Source excerpt ->

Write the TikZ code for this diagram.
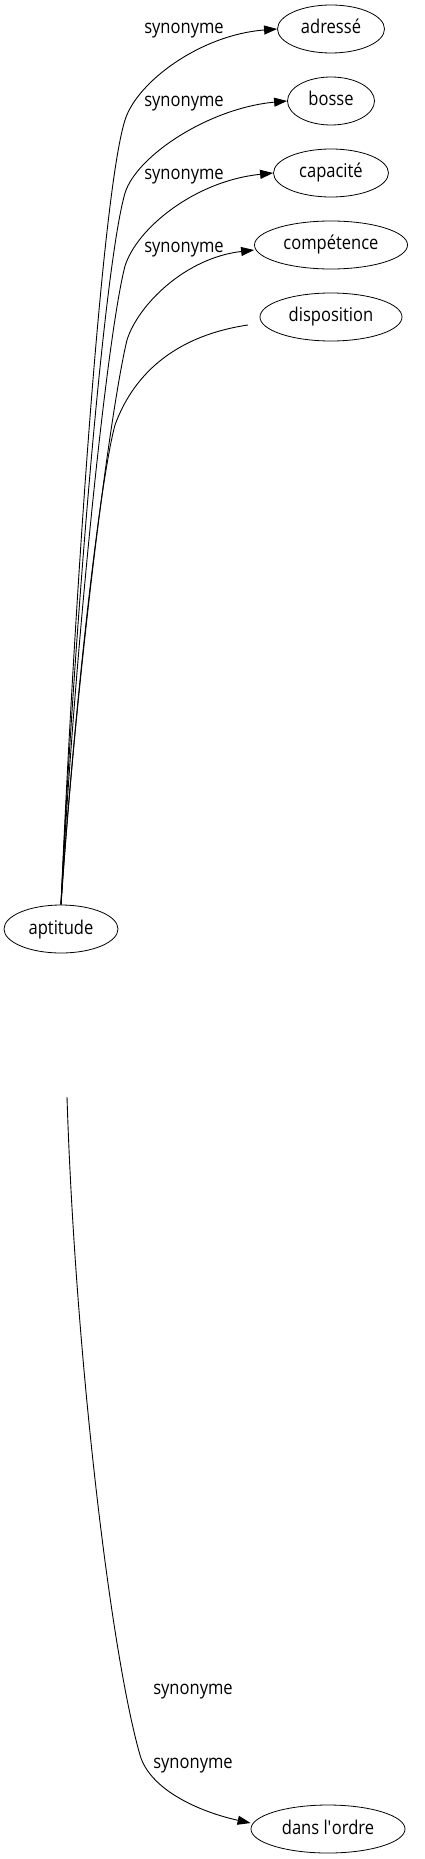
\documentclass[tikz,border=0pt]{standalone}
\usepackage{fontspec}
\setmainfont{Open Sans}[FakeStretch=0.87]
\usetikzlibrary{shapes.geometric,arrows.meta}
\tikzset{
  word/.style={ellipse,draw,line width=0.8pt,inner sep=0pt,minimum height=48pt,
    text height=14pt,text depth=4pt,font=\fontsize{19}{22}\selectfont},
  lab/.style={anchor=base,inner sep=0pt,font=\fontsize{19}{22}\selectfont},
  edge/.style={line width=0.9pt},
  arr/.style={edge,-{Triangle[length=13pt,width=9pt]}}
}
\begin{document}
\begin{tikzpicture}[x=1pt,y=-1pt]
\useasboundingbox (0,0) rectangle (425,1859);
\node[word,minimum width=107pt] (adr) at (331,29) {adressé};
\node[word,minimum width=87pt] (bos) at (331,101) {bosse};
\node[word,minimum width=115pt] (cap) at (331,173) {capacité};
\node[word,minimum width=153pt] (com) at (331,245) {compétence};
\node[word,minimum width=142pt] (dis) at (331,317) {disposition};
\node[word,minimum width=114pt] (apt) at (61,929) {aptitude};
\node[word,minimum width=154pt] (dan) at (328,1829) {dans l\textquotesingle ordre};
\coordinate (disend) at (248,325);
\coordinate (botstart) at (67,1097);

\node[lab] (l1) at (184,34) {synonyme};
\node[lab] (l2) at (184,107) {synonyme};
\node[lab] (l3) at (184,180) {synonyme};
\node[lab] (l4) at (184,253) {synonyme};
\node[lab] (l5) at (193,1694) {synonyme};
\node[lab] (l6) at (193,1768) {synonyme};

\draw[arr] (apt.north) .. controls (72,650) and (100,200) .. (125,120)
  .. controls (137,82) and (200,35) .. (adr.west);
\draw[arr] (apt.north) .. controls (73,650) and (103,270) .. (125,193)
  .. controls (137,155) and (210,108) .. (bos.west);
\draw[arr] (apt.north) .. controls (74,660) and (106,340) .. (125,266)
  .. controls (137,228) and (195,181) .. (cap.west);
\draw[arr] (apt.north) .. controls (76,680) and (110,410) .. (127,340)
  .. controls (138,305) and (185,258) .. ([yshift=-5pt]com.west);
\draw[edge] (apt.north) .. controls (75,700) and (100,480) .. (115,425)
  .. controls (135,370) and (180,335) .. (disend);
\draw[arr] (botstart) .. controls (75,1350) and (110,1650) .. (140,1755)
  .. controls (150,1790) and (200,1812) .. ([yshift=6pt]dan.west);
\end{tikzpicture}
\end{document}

Goal ->
Leave out the pictures and repeat the lines from the start of the material through the line with "(l6) at (193,1768)", inclusive.

Output ->
Write the TikZ code for this diagram.
\documentclass[tikz,border=0pt]{standalone}
\usepackage{fontspec}
\setmainfont{Open Sans}[FakeStretch=0.87]
\usetikzlibrary{shapes.geometric,arrows.meta}
\tikzset{
  word/.style={ellipse,draw,line width=0.8pt,inner sep=0pt,minimum height=48pt,
    text height=14pt,text depth=4pt,font=\fontsize{19}{22}\selectfont},
  lab/.style={anchor=base,inner sep=0pt,font=\fontsize{19}{22}\selectfont},
  edge/.style={line width=0.9pt},
  arr/.style={edge,-{Triangle[length=13pt,width=9pt]}}
}
\begin{document}
\begin{tikzpicture}[x=1pt,y=-1pt]
\useasboundingbox (0,0) rectangle (425,1859);
\node[word,minimum width=107pt] (adr) at (331,29) {adressé};
\node[word,minimum width=87pt] (bos) at (331,101) {bosse};
\node[word,minimum width=115pt] (cap) at (331,173) {capacité};
\node[word,minimum width=153pt] (com) at (331,245) {compétence};
\node[word,minimum width=142pt] (dis) at (331,317) {disposition};
\node[word,minimum width=114pt] (apt) at (61,929) {aptitude};
\node[word,minimum width=154pt] (dan) at (328,1829) {dans l\textquotesingle ordre};
\coordinate (disend) at (248,325);
\coordinate (botstart) at (67,1097);

\node[lab] (l1) at (184,34) {synonyme};
\node[lab] (l2) at (184,107) {synonyme};
\node[lab] (l3) at (184,180) {synonyme};
\node[lab] (l4) at (184,253) {synonyme};
\node[lab] (l5) at (193,1694) {synonyme};
\node[lab] (l6) at (193,1768) {synonyme};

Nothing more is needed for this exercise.